GIVEN INSTRUCTION>
The records that follow are to be transcribed in full, without their images.

Plotting code records
+---+

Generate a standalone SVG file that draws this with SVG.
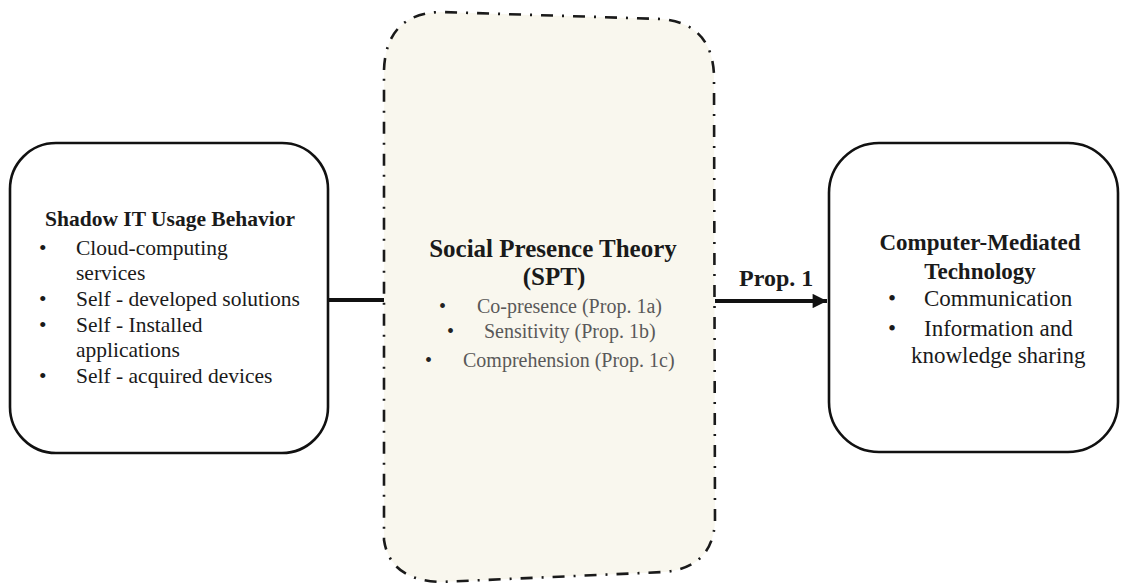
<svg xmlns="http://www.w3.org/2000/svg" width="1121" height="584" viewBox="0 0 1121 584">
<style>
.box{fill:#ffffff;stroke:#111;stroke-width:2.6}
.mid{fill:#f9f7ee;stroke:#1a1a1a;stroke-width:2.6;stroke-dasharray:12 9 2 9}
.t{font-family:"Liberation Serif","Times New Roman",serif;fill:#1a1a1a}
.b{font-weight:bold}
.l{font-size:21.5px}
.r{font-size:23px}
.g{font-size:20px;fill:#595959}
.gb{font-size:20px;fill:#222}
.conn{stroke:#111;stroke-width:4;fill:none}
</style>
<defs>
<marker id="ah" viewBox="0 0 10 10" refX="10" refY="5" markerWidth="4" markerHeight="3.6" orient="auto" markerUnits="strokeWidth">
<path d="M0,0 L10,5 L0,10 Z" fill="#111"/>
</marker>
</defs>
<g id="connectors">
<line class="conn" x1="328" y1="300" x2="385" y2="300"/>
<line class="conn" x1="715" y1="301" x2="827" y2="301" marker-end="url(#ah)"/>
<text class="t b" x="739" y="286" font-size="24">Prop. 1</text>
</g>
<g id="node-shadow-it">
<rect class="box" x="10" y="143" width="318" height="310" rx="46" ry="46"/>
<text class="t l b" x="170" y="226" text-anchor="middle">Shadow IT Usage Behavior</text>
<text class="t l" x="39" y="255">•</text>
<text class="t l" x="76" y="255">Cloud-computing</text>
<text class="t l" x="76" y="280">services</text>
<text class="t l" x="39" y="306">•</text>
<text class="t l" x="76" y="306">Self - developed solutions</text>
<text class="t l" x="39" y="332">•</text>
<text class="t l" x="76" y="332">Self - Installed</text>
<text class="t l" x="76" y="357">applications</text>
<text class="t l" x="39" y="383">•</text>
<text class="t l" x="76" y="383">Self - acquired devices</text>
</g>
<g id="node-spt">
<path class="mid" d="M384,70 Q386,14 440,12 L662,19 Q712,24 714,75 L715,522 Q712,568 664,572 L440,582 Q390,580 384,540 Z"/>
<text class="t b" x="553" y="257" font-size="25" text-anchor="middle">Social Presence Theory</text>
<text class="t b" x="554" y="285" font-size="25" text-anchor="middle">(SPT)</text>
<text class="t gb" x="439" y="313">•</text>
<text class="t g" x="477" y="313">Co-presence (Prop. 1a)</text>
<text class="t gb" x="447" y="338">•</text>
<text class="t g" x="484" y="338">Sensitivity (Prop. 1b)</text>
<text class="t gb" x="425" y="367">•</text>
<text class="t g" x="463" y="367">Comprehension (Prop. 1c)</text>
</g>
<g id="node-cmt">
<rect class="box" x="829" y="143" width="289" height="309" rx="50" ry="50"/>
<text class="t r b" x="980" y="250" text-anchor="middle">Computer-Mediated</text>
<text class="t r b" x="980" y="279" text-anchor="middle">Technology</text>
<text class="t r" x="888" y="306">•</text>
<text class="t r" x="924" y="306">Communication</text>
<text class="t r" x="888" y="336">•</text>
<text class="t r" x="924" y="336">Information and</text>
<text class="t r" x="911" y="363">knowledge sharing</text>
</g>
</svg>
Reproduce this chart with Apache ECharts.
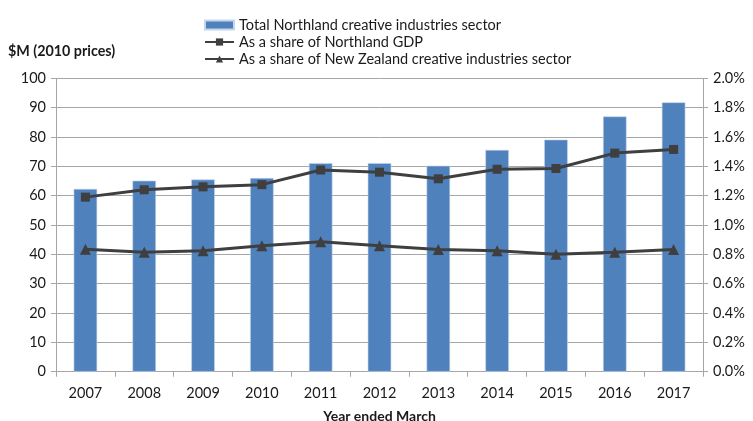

+---+

EXERCISE OUTPUT>
Generate a standalone SVG file that draws this with SVG.
<svg xmlns="http://www.w3.org/2000/svg" width="1121" height="584" viewBox="0 0 1121 584">
<style>
.box{fill:#ffffff;stroke:#111;stroke-width:2.6}
.mid{fill:#f9f7ee;stroke:#1a1a1a;stroke-width:2.6;stroke-dasharray:12 9 2 9}
.t{font-family:"Liberation Serif","Times New Roman",serif;fill:#1a1a1a}
.b{font-weight:bold}
.l{font-size:21.5px}
.r{font-size:23px}
.g{font-size:20px;fill:#595959}
.gb{font-size:20px;fill:#222}
.conn{stroke:#111;stroke-width:4;fill:none}
</style>
<defs>
<marker id="ah" viewBox="0 0 10 10" refX="10" refY="5" markerWidth="4" markerHeight="3.6" orient="auto" markerUnits="strokeWidth">
<path d="M0,0 L10,5 L0,10 Z" fill="#111"/>
</marker>
</defs>
<g id="connectors">
<line class="conn" x1="328" y1="300" x2="385" y2="300"/>
<line class="conn" x1="715" y1="301" x2="827" y2="301" marker-end="url(#ah)"/>
<text class="t b" x="739" y="286" font-size="24">Prop. 1</text>
</g>
<g id="node-shadow-it">
<rect class="box" x="10" y="143" width="318" height="310" rx="46" ry="46"/>
<text class="t l b" x="170" y="226" text-anchor="middle">Shadow IT Usage Behavior</text>
<text class="t l" x="39" y="255">•</text>
<text class="t l" x="76" y="255">Cloud-computing</text>
<text class="t l" x="76" y="280">services</text>
<text class="t l" x="39" y="306">•</text>
<text class="t l" x="76" y="306">Self - developed solutions</text>
<text class="t l" x="39" y="332">•</text>
<text class="t l" x="76" y="332">Self - Installed</text>
<text class="t l" x="76" y="357">applications</text>
<text class="t l" x="39" y="383">•</text>
<text class="t l" x="76" y="383">Self - acquired devices</text>
</g>
<g id="node-spt">
<path class="mid" d="M384,70 Q386,14 440,12 L662,19 Q712,24 714,75 L715,522 Q712,568 664,572 L440,582 Q390,580 384,540 Z"/>
<text class="t b" x="553" y="257" font-size="25" text-anchor="middle">Social Presence Theory</text>
<text class="t b" x="554" y="285" font-size="25" text-anchor="middle">(SPT)</text>
<text class="t gb" x="439" y="313">•</text>
<text class="t g" x="477" y="313">Co-presence (Prop. 1a)</text>
<text class="t gb" x="447" y="338">•</text>
<text class="t g" x="484" y="338">Sensitivity (Prop. 1b)</text>
<text class="t gb" x="425" y="367">•</text>
<text class="t g" x="463" y="367">Comprehension (Prop. 1c)</text>
</g>
<g id="node-cmt">
<rect class="box" x="829" y="143" width="289" height="309" rx="50" ry="50"/>
<text class="t r b" x="980" y="250" text-anchor="middle">Computer-Mediated</text>
<text class="t r b" x="980" y="279" text-anchor="middle">Technology</text>
<text class="t r" x="888" y="306">•</text>
<text class="t r" x="924" y="306">Communication</text>
<text class="t r" x="888" y="336">•</text>
<text class="t r" x="924" y="336">Information and</text>
<text class="t r" x="911" y="363">knowledge sharing</text>
</g>
</svg>
Reproduce this chart with Apache ECharts.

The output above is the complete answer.